Solving Kids' Cancer, along with U.K.-based charities Neuroblastoma Alliance UK, J-A-C-K, and other European organizations have aligned forces to improve access to promising clinical trials for children with high-risk neuroblastoma in North America, the U.K. and Europe. The aim of the International Neuroblastoma Research Collaborative (INBRC) is to bring the cancer research community together to produce immunotherapy options to treat, control and prevent the recurrence of neuroblastoma in children. The new initiative mandates a collaboration of international cancer centers, offering a grant award of up to $500,000 (USD).
The pediatric cancer charities have partnered for the first time to create new treatments for children with neuroblastoma who at best, have a 5 percent chance of survival after relapse.
Neuroblastoma is a cancer of the sympathetic nervous system that most commonly occurs in infants and children under 5 years old. The cancer is usually discovered after it has spread. Half of all children are diagnosed with high-risk neuroblastoma, which is one of the most aggressively treated of all cancers. Standard treatments include months of chemotherapy, surgery, radiation, and stem cell transplant, followed by additional months of maintenance therapy.

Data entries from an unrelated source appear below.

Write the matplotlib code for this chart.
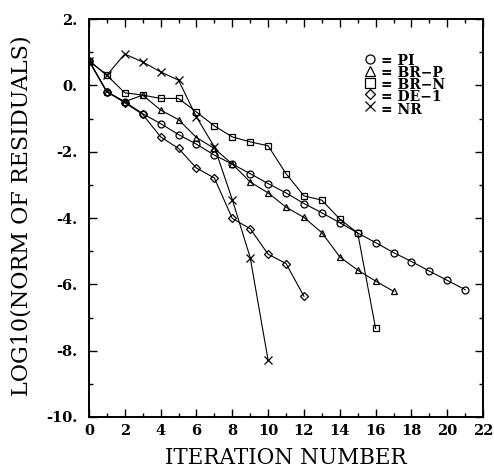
import matplotlib
matplotlib.use("Agg")
import matplotlib.pyplot as plt
from matplotlib.ticker import MultipleLocator, FixedLocator

# ---- data ----
pi_x = list(range(0, 22))
pi_y = [0.75, -0.19, -0.49, -0.85, -1.15, -1.48, -1.77, -2.1, -2.37, -2.66,
        -2.96, -3.24, -3.56, -3.84, -4.14, -4.45, -4.74, -5.04, -5.31, -5.6,
        -5.88, -6.16]
brp_x = list(range(0, 18))
brp_y = [0.75, -0.19, -0.49, -0.29, -0.74, -1.03, -1.57, -1.9, -2.37, -2.91,
         -3.24, -3.67, -3.98, -4.44, -5.17, -5.57, -5.9, -6.21]
brn_x = list(range(0, 17))
brn_y = [0.75, 0.31, -0.22, -0.29, -0.39, -0.39, -0.8, -1.22, -1.55, -1.7,
         -1.82, -2.66, -3.33, -3.46, -4.03, -4.45, -7.33]
de1_x = list(range(0, 13))
de1_y = [0.75, -0.19, -0.52, -0.87, -1.55, -1.9, -2.49, -2.79, -4.01, -4.32,
         -5.09, -5.37, -6.36]
nr_x = list(range(0, 11))
nr_y = [0.75, 0.31, 0.95, 0.71, 0.41, 0.16, -0.95, -1.85, -3.44, -5.19, -8.29]

series_labels = ["PI", "BR\u2212P", "BR\u2212N", "DE\u22121", "NR"]
series_markers = ["o", "^", "s", "D", "x"]

xticks = list(range(0, 23, 2))
yticks = [2, 0, -2, -4, -6, -8, -10]
ytick_labels = ["2.", "0.", "-2.", "-4.", "-6.", "-8.", "-10."]

# ---- figure ----
fig = plt.figure(figsize=(4.94, 4.68), dpi=100)
ax = fig.add_axes([0.180, 0.109, 0.798, 0.850])

serif = ["DejaVu Serif"]
data = [(pi_x, pi_y), (brp_x, brp_y), (brn_x, brn_y), (de1_x, de1_y), (nr_x, nr_y)]
for (xs, ys), m in zip(data, series_markers):
    ms = 4.2 if m == "D" else (6 if m == "x" else 5)
    ax.plot(xs, ys, color="black", lw=0.8, marker=m, markersize=ms,
            markerfacecolor="none", markeredgecolor="black", markeredgewidth=0.9)

ax.set_xlim(0, 22)
ax.set_ylim(-10, 2)
ax.xaxis.set_major_locator(FixedLocator(xticks))
ax.xaxis.set_minor_locator(MultipleLocator(1))
ax.yaxis.set_major_locator(FixedLocator(yticks))
ax.yaxis.set_minor_locator(MultipleLocator(1))
ax.set_xticklabels([str(t) for t in xticks], family=serif, fontweight="bold", fontsize=10.5)
ax.set_yticklabels(ytick_labels, family=serif, fontweight="bold", fontsize=10.5)
ax.tick_params(which="both", direction="in", top=True, right=True, width=1.0)
ax.tick_params(which="major", length=6)
ax.tick_params(axis="y", which="major", pad=8)
ax.tick_params(axis="x", which="major", pad=5)
ax.tick_params(which="minor", length=3)
for s in ax.spines.values():
    s.set_linewidth(1.4)

ax.set_xlabel("ITERATION NUMBER", family=serif, fontsize=15.5)
ax.set_ylabel("LOG10(NORM OF RESIDUALS)", family=serif, fontsize=16)
ax.xaxis.set_label_coords(0.5, -0.075)
ax.yaxis.set_label_coords(-0.142, 0.505)

# ---- legend: marker keys + one multi-line text block ----
leg_x_marker = 0.712
leg_x_text = 0.742
leg_top = 0.8995
leg_step = 0.0296
for i, m in enumerate(series_markers):
    ax.plot([leg_x_marker], [leg_top - i * leg_step], transform=ax.transAxes,
            linestyle="none", marker=m, markersize=(4.8 if m == "D" else 6.5),
            markerfacecolor="none", markeredgecolor="black", markeredgewidth=0.9,
            clip_on=False)
ax.text(leg_x_text, leg_top + 0.013, "\n".join("= " + l for l in series_labels),
        transform=ax.transAxes, ha="left", va="top", family=serif,
        fontweight="bold", fontsize=10, linespacing=0.83)

fig.savefig("out.png", dpi=100)
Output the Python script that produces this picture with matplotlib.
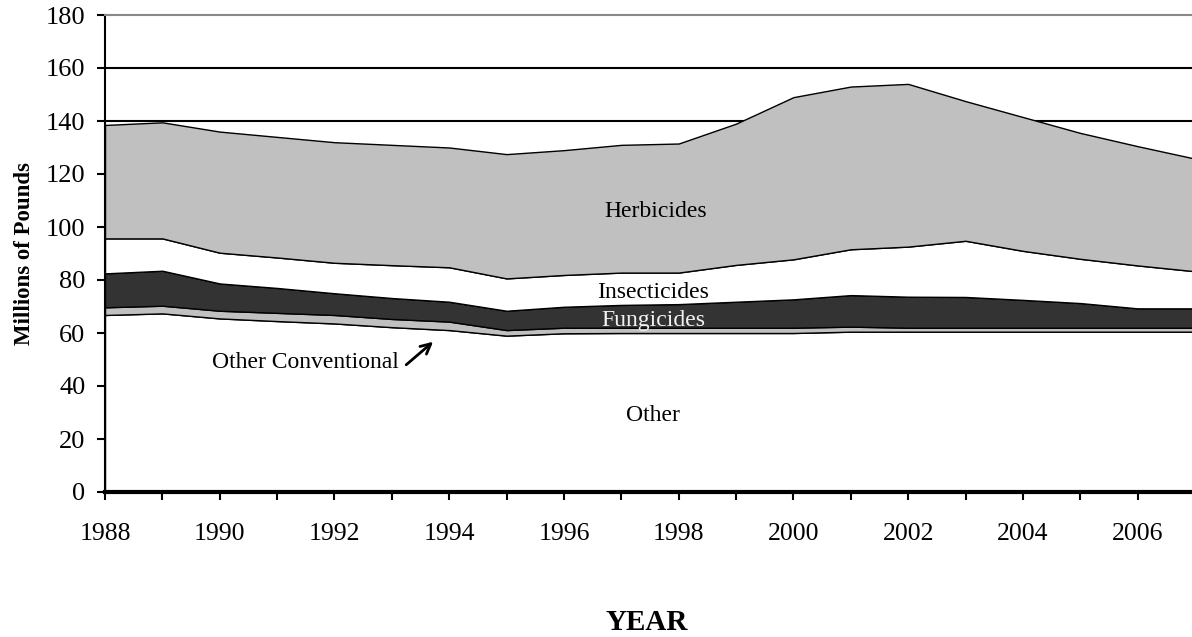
import numpy as np
import matplotlib.pyplot as plt

plt.rcParams['font.family'] = ['Liberation Serif', 'DejaVu Serif']

# Pesticide use by type, millions of pounds
years = np.arange(1988, 2008)
other = [66.8, 67.4, 65.5, 64.5, 63.6, 62.2, 61.1, 59.0, 59.9, 60.0,
         60.0, 60.0, 60.0, 60.5, 60.5, 60.5, 60.5, 60.5, 60.5, 60.5]
other_conventional = [2.9, 2.9, 2.9, 3.1, 3.2, 3.1, 3.2, 2.1, 2.1, 2.0,
                      2.0, 2.0, 2.0, 1.9, 1.5, 1.5, 1.5, 1.5, 1.5, 1.5]
fungicides = [12.8, 13.2, 10.3, 9.4, 8.2, 7.9, 7.5, 7.3, 7.9, 8.6,
              8.9, 9.8, 10.7, 11.9, 11.7, 11.6, 10.5, 9.3, 7.3, 7.3]
insecticides = [13.2, 12.2, 11.6, 11.5, 11.5, 12.4, 13.0, 12.2, 12.0, 12.2,
                11.9, 13.9, 15.1, 17.3, 18.9, 21.2, 18.5, 16.7, 16.2, 14.0]
herbicides = [42.8, 43.8, 45.7, 45.5, 45.5, 45.4, 45.2, 46.9, 47.1, 48.2,
              48.7, 53.3, 61.2, 61.4, 61.4, 52.7, 50.5, 47.5, 45.0, 42.5]

layer_colors = ['white', '#c0c0c0', '#333333', 'white', '#c0c0c0']

fig = plt.figure(figsize=(11.92, 6.37), dpi=100)
ax = fig.add_axes([105 / 1192, 145 / 637, 1090 / 1192, 477 / 637])

# gridlines behind the areas
for yv in range(20, 180, 20):
    ax.axhline(yv, color='black', lw=1.5, zorder=0)

ax.stackplot(years, other, other_conventional, fungicides, insecticides, herbicides,
             colors=layer_colors, edgecolor='black', linewidth=1.0, zorder=2)

ax.set_xlim(1988, 2007)
ax.set_ylim(0, 180)
ax.set_xticks(np.arange(1988, 2008, 2))
ax.set_xticks(np.arange(1988, 2008, 1), minor=True)
ax.set_yticks(np.arange(0, 181, 20))
ax.tick_params(axis='both', direction='out', length=6, width=1.5, colors='black')
ax.tick_params(axis='x', which='minor', length=6, width=1.5)
ax.tick_params(axis='x', labelsize=18.5, pad=16)
ax.tick_params(axis='y', labelsize=19, pad=8)

ax.spines['right'].set_visible(False)
ax.spines['top'].set_color('#888888')
ax.spines['top'].set_linewidth(1.5)
ax.spines['left'].set_linewidth(1.5)
ax.spines['bottom'].set_linewidth(3)

ax.set_ylabel('Millions of Pounds', fontsize=16.5, fontweight='bold', labelpad=8)
fig.text(647 / 1192, 1 - 622 / 637, 'YEAR', fontsize=21, fontweight='bold',
         ha='center', va='center')

ax.text(1997.6, 105.7, 'Herbicides', fontsize=17, ha='center', va='center', zorder=5)
ax.text(1997.55, 75.1, 'Insecticides', fontsize=17, ha='center', va='center', zorder=5)
ax.text(1997.55, 64.6, 'Fungicides', fontsize=17, ha='center', va='center',
        color='#f2f2f2', zorder=5)
ax.text(1997.55, 28.7, 'Other', fontsize=17, ha='center', va='center', zorder=5)
ax.text(1991.5, 49.0, 'Other Conventional', fontsize=17, ha='center', va='center', zorder=5)
ax.annotate('', xy=(1993.72, 56.7), xytext=(1993.25, 48.0), zorder=5,
            arrowprops=dict(arrowstyle='->', color='black', lw=2,
                            shrinkA=0, shrinkB=0, mutation_scale=18))

fig.savefig('out.png', dpi=100)
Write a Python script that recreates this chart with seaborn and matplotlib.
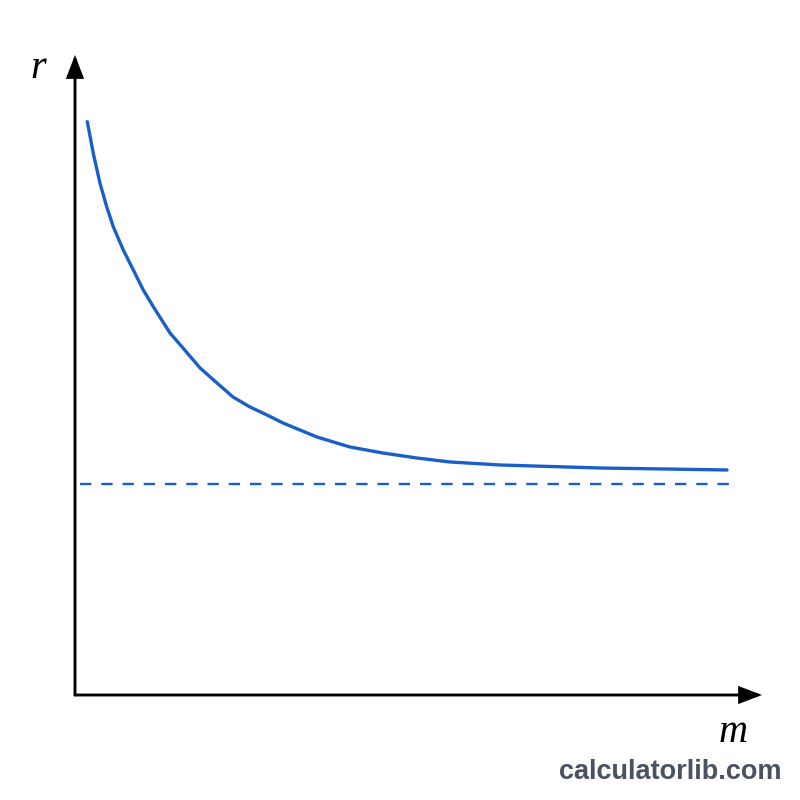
import matplotlib
matplotlib.use("Agg")
import matplotlib.pyplot as plt
import seaborn as sns
import pandas as pd

# Data (abstract units)
m_values = [0.179, 0.266, 0.364, 0.461, 0.557, 0.703, 0.849, 0.994, 1.140, 1.383,
            1.572, 1.820, 2.067, 2.300, 2.547, 2.795, 3.028, 3.523, 4.003, 4.483,
            4.978, 5.459, 6.186, 7.642, 9.49]
r_values = [8.958, 8.464, 7.995, 7.630, 7.317, 6.953, 6.641, 6.328, 6.067, 5.656,
            5.422, 5.110, 4.875, 4.656, 4.500, 4.375, 4.250, 4.031, 3.875, 3.781,
            3.703, 3.641, 3.594, 3.547, 3.516]
asymptote_m = [0.07, 9.61]
asymptote_r = [3.30, 3.30]
x_label = "m"
y_label = "r"
watermark = "calculatorlib.com"

sns.set_theme(style="white")
plt.rcParams['font.family'] = ['DejaVu Sans']

fig = plt.figure(figsize=(8, 8), dpi=100)
fig.patch.set_facecolor("white")
ax = fig.add_axes([75/800, 105/800, 687/800, 640/800])
ax.set_xlim(0, 10)
ax.set_ylim(0, 10)
ax.set_facecolor("white")
for s in ax.spines.values():
    s.set_visible(False)

blue = "#1a5fc8"
df = pd.DataFrame({"m": m_values, "r": r_values})
sns.lineplot(data=df, x="m", y="r", ax=ax, color=blue, linewidth=2.4,
             sort=False, estimator=None)
dash = pd.DataFrame({"m": asymptote_m, "r": asymptote_r})
sns.lineplot(data=dash, x="m", y="r", ax=ax, color=blue, linewidth=1.7,
             estimator=None)
ax.lines[-1].set_dashes((4.8, 4.2))
ax.set_xlabel("")
ax.set_ylabel("")
ax.set_xticks([])
ax.set_yticks([])

# axes arrows
arrow_kw = dict(arrowstyle="-|>,head_length=1.1,head_width=0.42", color="black",
                lw=2.1, shrinkA=0, shrinkB=0, joinstyle="miter")
ax.annotate("", xy=(10, 0), xytext=(0, 0), xycoords="data",
            arrowprops=arrow_kw, annotation_clip=False)
ax.annotate("", xy=(0, 10), xytext=(0, 0), xycoords="data",
            arrowprops=arrow_kw, annotation_clip=False)

fig.text(38/800, 1 - 69/800, y_label, family="Liberation Serif", style="italic",
         fontsize=29, ha="center", va="center", color="black")
fig.text(733/800, 1 - 732/800, x_label, family="Liberation Serif", style="italic",
         fontsize=29, ha="center", va="center", color="black")
fig.text(782/800, 1 - 772/800, watermark, family="Liberation Sans", weight="bold",
         fontsize=19.5, ha="right", va="center", color="#4a5160")

fig.savefig("out.png", dpi=100, facecolor="white")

"Even after such intense treatment, about 60 percent of children relapse within three years," said Scott Kennedy, the Executive Director of Solving Kids' Cancer. "Immunotherapy can offer these children less toxic and more effective treatments, and offers more potential of curing relapsed neuroblastoma than chemotherapy and radiation."
Immunotherapy for cancer has rapidly advanced in recent years and shown success in some adult cancers, but few options are available for children, especially in Europe.
"This collaboration is significant, not only because of the amount of funding but also because we are creating more access to clinical trials for children," said Richard Brown, Chair at J-A-C-K. "Alliances can bring new ideas; focus new energies; and produce new action to defeat a cancer that preys upon the youngest. By bringing together both the advocacy community and the scientific community to work across continents, we can only maximize the hope that options such as immunotherapy may offer to children affected by neuroblastoma."
Neuroblastoma Alliance UK's Chief Executive, Alison Moy, agreed, "We are really excited to be involved in this collaboration, which is taking parent advocacy and the involvement of charities in furthering research to a new level. As neuroblastoma only affects children, it is not considered a common cancer and therefore research funding has been limited. We believe that children should be able to access the best possible treatment, wherever that may be and that's why we support families to access clinical treatment abroad. We hope that through the INBRC project, more children from the U.K. will be able get effective treatment, wherever that trial is taking place."